- Mary Nelson, later Wilburn, from the 1952 Howard University yearbook
- Born: February 18, 1932 Baltimore MD
- Died: March 16, 2021 (aged 89) Washington, D.C.
- Occupation(s): Lawyer, state official
- Known for: President of FIDA

= Mary Wilburn =

American lawyer (Feb. 18 1932– Mar. 16 2021)

Mary E. Nelson Wilburn (1932 – March 16, 2021) was an American lawyer and government official. She also taught German at Howard University, was chair of the Wisconsin Parole Board from 1986 to 1987, and was president of the International Federation of Women Lawyers from 2000 to 2002.

== Early life and education ==
Mary E. Nelson was from Washington, D.C.; she was a childhood friend of television producer Ellis Haizlip. She graduated from Howard University in 1952, where she was president of the Howard Players and a member of Alpha Kappa Alpha. At Howard she acted in plays with fellow students Toni Morrison and Roxie Roker. She earned a master's degree in German at the University of Wisconsin in 1955. In 1975, earned a JD at the University of Wisconsin Law School.

Her sister Elizabeth Nelson Ausbrooks, who also graduated from Howard University in 1952, became a political science professor at the University of the District of Columbia.

== Career ==
Nelson appeared in Mamba's Daughters with Roxie Roker, while on tour in Scandinavia and Germany with the Howard Players. She taught German at Howard University from 1962 to 1964. She lived in Nigeria, Venezuela, France, and Guyana with her husband, a UNESCO official, in the 1960s.

Wilburn moved to Wisconsin with her husband in 1973, and served on the school board in Madison, Wisconsin from 1975 to 1977. She was the second Black woman to serve on the Madison school board. She was also a supervising attorney attached to the University of Wisconsin Law School's legal assistance program for institutionalized clients. From 1977 to 1982, she was based in Washington, D.C., working for the Federal Bureau of Prisons.

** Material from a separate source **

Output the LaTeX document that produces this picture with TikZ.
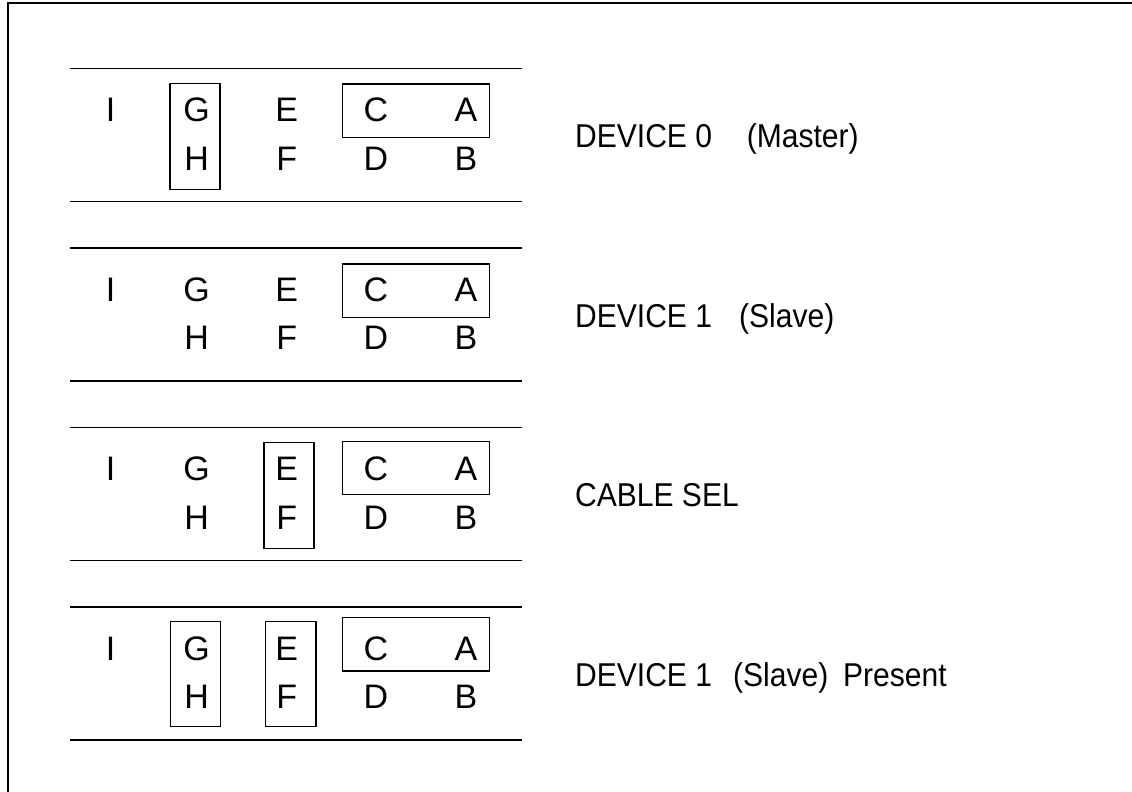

Her 1979 report with Gwynne Sizer, "Family Problems Related to the Female Offender", was part of congressional hearings on women in federal prisons.

Wilburn was the keynote speaker at Madison's NAACP Freedom Fund Banquet in 1980. In 1986, she was appointed head of the Wisconsin Parole Board. "It's a job in which you make decisions about people's lives," she explained, "but not just about the lives of the people whose parole application you're considering. There's the rest of the people who have to receive this person into the community where they live." She resigned in 1987, to move back to Washington.

Wilburn was president of the International Federation of Women Lawyers (FIDA) from 2000 to 2002.

== Personal life ==
Mary Nelson married foreign service officer Adolph Yarbrough Wilburn in 1957. They had two sons, Adolph and Jason. They lived in the "Lunar House" in Madison, a home built in 1969, with materials chosen resembling Moon rocks and space capsule surfaces. She died in March 2021, aged 89 years, in Washington, D.C. Her funeral service was held at St. Augustine Catholic Church, and her gravesite is in Laurel, Maryland.